>>>>>

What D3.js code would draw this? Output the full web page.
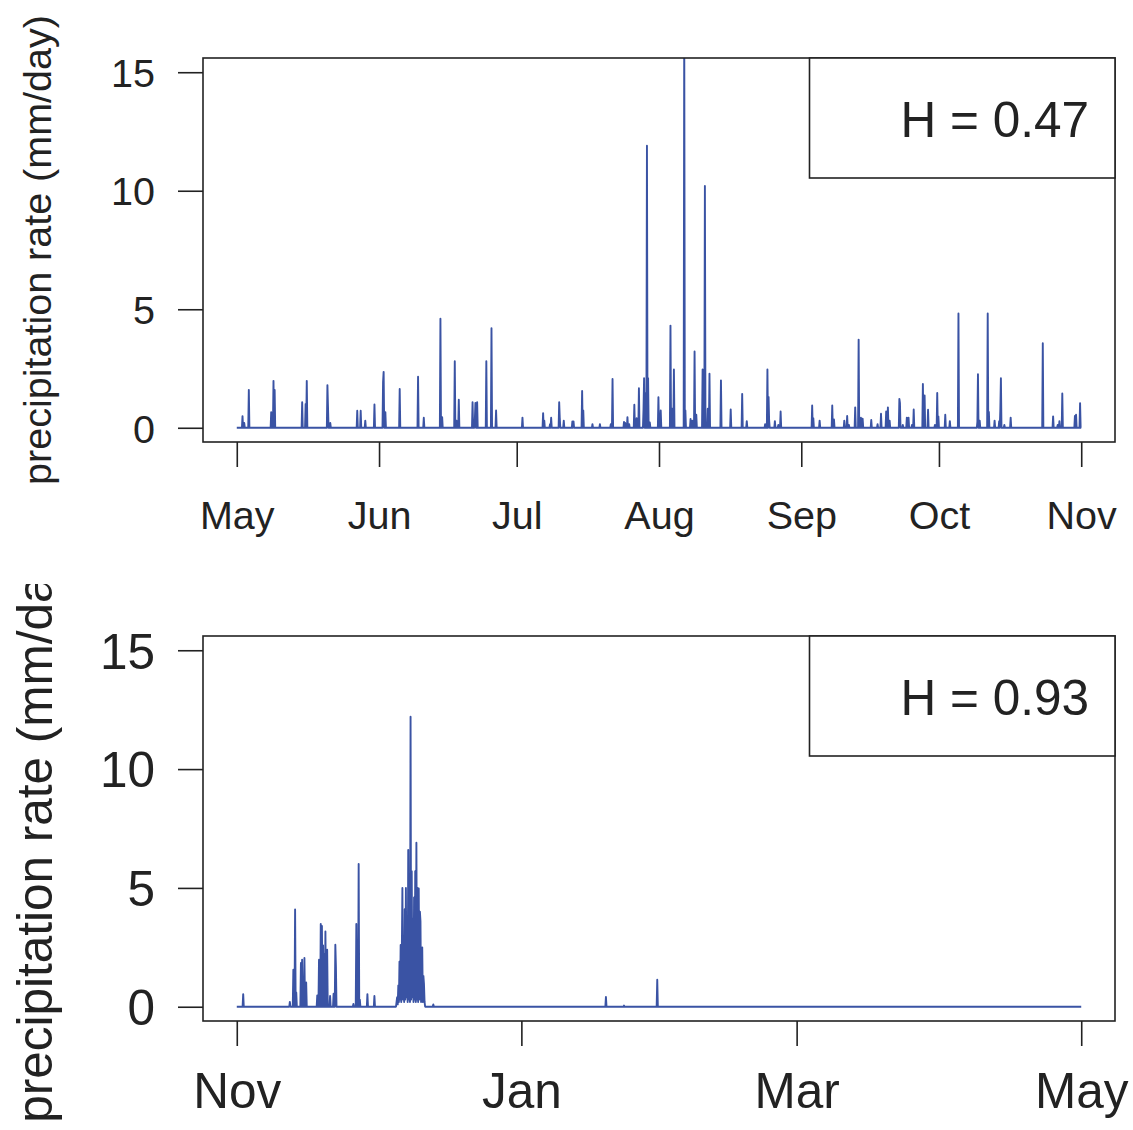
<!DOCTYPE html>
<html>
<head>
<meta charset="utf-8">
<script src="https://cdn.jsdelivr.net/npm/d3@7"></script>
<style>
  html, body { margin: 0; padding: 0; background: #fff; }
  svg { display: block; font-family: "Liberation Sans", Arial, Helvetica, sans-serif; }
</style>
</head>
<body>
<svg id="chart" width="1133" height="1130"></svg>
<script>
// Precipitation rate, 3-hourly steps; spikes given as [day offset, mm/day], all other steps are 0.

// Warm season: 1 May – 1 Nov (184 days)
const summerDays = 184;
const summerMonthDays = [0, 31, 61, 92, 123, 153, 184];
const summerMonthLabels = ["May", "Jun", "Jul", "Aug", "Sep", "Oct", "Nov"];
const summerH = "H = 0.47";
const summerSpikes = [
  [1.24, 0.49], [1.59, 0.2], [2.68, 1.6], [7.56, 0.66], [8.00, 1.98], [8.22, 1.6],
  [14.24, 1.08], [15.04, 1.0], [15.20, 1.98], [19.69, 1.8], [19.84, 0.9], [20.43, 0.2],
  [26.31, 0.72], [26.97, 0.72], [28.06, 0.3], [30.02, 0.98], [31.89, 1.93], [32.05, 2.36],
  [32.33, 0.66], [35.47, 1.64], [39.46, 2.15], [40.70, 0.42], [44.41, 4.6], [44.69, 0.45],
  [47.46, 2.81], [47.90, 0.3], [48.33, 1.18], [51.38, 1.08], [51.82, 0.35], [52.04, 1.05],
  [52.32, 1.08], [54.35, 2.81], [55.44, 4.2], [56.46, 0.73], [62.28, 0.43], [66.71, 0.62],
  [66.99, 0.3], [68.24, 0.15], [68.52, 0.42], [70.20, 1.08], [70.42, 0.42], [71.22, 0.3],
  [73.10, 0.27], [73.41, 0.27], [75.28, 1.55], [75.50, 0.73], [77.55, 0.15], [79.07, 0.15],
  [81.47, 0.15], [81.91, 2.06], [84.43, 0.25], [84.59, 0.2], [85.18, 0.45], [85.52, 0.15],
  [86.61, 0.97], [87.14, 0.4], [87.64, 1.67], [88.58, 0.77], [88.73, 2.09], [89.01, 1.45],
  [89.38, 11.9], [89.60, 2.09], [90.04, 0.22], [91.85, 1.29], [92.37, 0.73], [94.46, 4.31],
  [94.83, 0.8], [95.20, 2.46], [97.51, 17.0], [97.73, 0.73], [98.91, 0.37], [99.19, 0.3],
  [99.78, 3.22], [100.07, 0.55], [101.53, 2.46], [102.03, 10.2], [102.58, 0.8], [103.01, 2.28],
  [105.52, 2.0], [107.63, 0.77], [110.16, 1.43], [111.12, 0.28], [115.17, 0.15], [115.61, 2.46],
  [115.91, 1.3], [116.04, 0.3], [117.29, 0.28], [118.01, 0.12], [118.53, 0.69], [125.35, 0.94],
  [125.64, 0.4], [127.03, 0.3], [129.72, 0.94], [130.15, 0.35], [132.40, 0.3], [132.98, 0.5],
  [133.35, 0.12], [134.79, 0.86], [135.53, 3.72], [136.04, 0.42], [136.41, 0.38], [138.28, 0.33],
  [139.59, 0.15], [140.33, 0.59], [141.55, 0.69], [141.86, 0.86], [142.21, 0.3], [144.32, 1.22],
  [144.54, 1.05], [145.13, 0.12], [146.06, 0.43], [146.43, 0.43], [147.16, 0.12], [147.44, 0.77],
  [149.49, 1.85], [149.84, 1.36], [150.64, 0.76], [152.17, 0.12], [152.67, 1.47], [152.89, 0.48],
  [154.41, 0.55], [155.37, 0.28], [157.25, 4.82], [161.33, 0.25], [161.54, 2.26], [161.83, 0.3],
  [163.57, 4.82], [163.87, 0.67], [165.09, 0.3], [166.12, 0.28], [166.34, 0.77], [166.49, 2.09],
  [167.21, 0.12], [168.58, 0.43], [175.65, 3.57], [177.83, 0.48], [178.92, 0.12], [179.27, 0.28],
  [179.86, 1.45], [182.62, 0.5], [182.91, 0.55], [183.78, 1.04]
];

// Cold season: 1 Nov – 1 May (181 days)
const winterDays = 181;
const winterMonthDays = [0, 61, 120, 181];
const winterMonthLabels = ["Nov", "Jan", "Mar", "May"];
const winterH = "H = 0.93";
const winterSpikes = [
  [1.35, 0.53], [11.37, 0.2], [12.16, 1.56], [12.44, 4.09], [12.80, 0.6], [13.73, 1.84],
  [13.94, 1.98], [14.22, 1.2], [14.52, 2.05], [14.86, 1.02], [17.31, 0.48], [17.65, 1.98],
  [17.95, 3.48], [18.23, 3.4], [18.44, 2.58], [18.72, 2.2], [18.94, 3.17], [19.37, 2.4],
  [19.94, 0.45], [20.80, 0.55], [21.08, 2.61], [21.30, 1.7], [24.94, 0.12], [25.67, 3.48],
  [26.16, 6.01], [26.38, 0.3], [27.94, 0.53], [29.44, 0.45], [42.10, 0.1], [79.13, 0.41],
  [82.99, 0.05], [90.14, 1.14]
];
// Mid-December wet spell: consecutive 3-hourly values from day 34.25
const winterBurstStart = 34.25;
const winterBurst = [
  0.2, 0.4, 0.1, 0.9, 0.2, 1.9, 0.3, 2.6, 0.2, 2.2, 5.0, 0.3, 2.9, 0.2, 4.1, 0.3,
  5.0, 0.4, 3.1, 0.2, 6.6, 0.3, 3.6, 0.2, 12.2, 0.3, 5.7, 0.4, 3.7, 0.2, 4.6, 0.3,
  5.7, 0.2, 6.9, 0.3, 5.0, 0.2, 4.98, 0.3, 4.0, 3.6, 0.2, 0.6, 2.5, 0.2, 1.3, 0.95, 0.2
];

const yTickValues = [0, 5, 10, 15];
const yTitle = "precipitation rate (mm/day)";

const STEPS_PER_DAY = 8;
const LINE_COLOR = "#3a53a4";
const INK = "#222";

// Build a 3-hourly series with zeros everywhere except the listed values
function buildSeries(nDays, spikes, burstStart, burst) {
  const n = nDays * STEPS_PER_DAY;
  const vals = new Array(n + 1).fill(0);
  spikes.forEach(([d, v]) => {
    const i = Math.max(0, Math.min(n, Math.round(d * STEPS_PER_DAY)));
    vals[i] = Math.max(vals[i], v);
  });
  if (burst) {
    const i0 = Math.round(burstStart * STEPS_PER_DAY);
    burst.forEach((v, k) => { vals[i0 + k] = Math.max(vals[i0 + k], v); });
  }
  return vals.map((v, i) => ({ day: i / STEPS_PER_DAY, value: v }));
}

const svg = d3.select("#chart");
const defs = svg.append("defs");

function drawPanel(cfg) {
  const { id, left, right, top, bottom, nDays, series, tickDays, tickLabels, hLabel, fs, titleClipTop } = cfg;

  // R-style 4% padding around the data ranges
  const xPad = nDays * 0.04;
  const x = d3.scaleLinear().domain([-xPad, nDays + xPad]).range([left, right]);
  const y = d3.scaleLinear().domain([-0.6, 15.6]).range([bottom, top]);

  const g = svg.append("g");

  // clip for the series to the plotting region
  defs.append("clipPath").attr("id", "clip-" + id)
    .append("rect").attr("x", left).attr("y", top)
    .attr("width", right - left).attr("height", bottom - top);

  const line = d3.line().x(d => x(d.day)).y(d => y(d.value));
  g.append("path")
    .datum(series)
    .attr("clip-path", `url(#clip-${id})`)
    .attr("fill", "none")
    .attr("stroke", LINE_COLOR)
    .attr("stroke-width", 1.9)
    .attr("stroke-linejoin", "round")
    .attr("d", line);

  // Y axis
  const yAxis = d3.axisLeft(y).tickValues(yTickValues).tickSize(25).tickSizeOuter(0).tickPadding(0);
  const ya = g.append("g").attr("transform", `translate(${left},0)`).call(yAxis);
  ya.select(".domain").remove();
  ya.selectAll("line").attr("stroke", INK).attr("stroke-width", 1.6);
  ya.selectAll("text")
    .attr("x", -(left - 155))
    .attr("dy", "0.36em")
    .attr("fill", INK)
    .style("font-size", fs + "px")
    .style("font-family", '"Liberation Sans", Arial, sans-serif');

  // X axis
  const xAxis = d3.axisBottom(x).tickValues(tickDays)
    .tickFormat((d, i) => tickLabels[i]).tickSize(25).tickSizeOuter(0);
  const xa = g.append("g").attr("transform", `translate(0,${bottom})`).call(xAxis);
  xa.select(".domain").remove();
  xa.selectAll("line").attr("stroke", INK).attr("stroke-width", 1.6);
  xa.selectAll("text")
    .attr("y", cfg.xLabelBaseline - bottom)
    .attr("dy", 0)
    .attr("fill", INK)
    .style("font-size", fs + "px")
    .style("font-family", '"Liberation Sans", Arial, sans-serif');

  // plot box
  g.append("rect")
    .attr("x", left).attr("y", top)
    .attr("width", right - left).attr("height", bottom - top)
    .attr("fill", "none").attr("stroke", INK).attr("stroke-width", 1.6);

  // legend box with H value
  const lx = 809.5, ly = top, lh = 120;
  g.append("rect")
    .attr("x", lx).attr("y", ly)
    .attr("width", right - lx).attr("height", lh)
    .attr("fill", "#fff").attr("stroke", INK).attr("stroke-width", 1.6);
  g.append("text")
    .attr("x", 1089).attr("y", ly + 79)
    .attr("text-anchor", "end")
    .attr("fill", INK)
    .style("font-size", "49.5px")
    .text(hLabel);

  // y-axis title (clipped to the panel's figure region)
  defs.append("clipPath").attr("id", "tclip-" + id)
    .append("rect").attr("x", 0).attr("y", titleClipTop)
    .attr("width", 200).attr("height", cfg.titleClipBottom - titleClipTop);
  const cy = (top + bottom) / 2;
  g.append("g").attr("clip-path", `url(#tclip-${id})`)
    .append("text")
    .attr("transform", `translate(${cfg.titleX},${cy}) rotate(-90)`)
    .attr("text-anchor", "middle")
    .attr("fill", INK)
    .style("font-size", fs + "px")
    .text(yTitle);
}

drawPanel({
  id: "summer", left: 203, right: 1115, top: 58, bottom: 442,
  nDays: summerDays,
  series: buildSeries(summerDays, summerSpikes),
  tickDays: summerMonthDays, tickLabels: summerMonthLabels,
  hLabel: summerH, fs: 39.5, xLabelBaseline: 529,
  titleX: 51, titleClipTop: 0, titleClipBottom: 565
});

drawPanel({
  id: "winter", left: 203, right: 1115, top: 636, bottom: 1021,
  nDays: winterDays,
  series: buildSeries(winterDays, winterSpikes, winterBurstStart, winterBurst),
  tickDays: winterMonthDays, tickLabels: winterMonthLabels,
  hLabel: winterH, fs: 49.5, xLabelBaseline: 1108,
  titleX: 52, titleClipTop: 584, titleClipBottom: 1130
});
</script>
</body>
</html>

<<<<<

**GIVEN EXERCISE**
Copy nothing but the lines from the top of the data down to the line containing "steps are 0.", and leave the pictures out.

**RESPONSE FOR THIS EXERCISE**
What D3.js code would draw this? Output the full web page.
<!DOCTYPE html>
<html>
<head>
<meta charset="utf-8">
<script src="https://cdn.jsdelivr.net/npm/d3@7"></script>
<style>
  html, body { margin: 0; padding: 0; background: #fff; }
  svg { display: block; font-family: "Liberation Sans", Arial, Helvetica, sans-serif; }
</style>
</head>
<body>
<svg id="chart" width="1133" height="1130"></svg>
<script>
// Precipitation rate, 3-hourly steps; spikes given as [day offset, mm/day], all other steps are 0.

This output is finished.